> _Problem to work on_
Search the records below for the word "this" and show every line where it occurs.

> _Records for the task_
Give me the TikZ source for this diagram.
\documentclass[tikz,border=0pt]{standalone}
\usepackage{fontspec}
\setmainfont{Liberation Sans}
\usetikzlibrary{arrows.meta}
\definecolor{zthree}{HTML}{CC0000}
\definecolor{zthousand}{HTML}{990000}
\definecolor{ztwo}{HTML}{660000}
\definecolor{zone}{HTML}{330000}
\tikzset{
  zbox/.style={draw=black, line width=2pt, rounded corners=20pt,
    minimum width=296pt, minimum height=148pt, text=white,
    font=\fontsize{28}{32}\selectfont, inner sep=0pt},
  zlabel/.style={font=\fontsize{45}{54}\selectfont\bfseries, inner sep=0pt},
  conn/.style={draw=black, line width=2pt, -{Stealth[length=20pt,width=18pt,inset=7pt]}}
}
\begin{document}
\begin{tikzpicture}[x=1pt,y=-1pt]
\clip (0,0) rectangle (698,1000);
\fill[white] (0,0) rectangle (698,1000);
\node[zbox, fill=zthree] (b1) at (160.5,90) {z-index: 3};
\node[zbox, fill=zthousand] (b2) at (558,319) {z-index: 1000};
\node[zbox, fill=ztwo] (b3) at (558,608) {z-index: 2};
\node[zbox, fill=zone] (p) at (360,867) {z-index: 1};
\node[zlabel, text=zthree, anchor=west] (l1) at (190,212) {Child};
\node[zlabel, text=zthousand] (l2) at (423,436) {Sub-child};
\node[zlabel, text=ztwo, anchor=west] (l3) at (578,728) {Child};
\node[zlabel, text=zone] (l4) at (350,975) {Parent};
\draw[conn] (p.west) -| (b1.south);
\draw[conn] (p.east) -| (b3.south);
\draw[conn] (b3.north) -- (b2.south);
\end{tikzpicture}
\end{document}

---

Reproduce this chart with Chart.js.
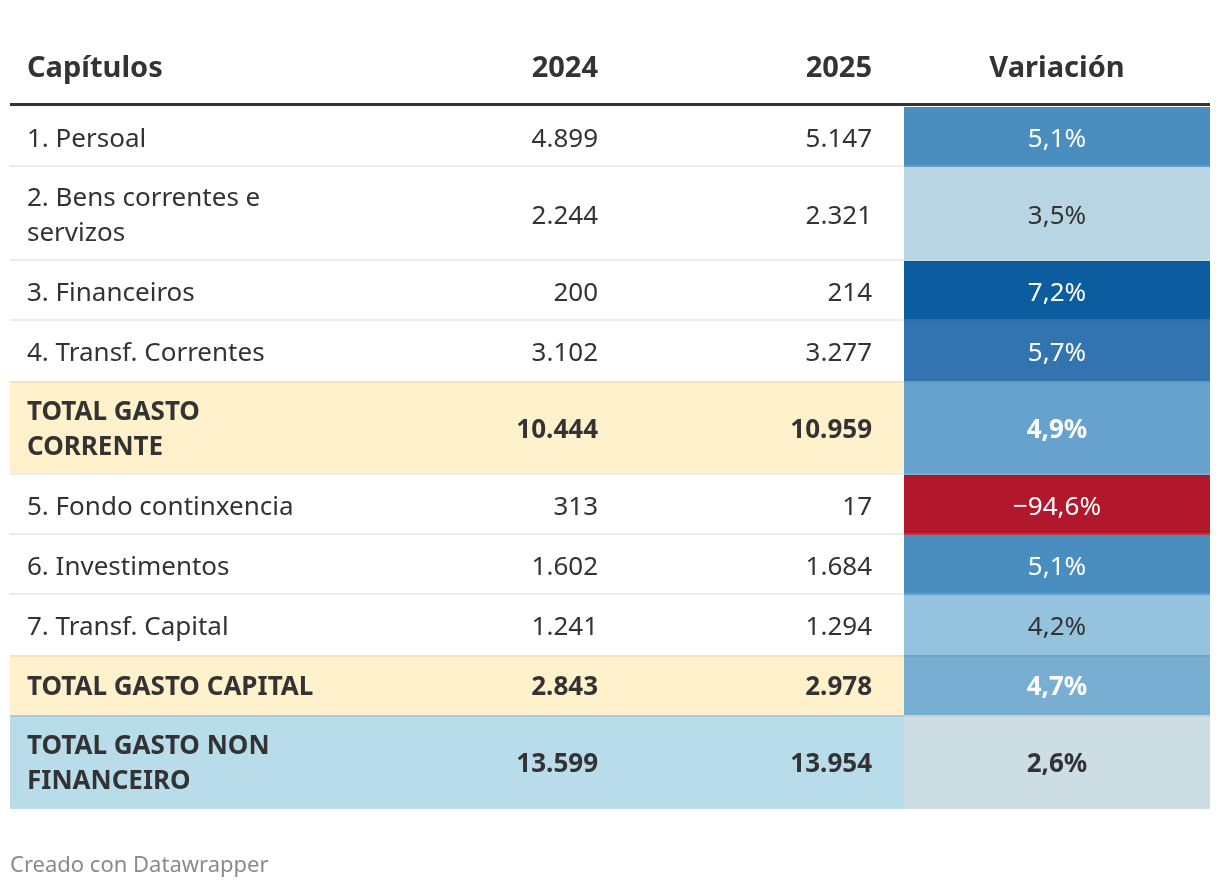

==

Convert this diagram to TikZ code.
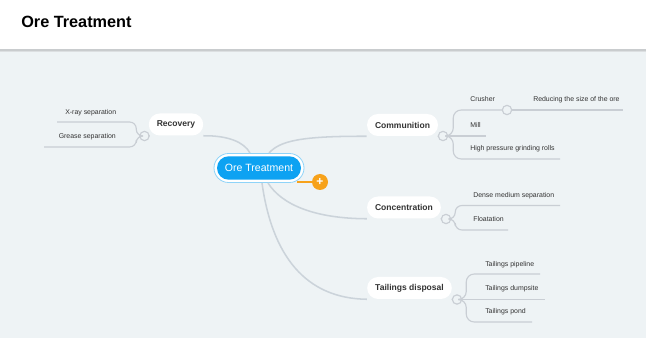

> _Exercise answer_
Give me the TikZ source for this diagram.
Reproduce this chart with Chart.js.
Convert this diagram to TikZ code.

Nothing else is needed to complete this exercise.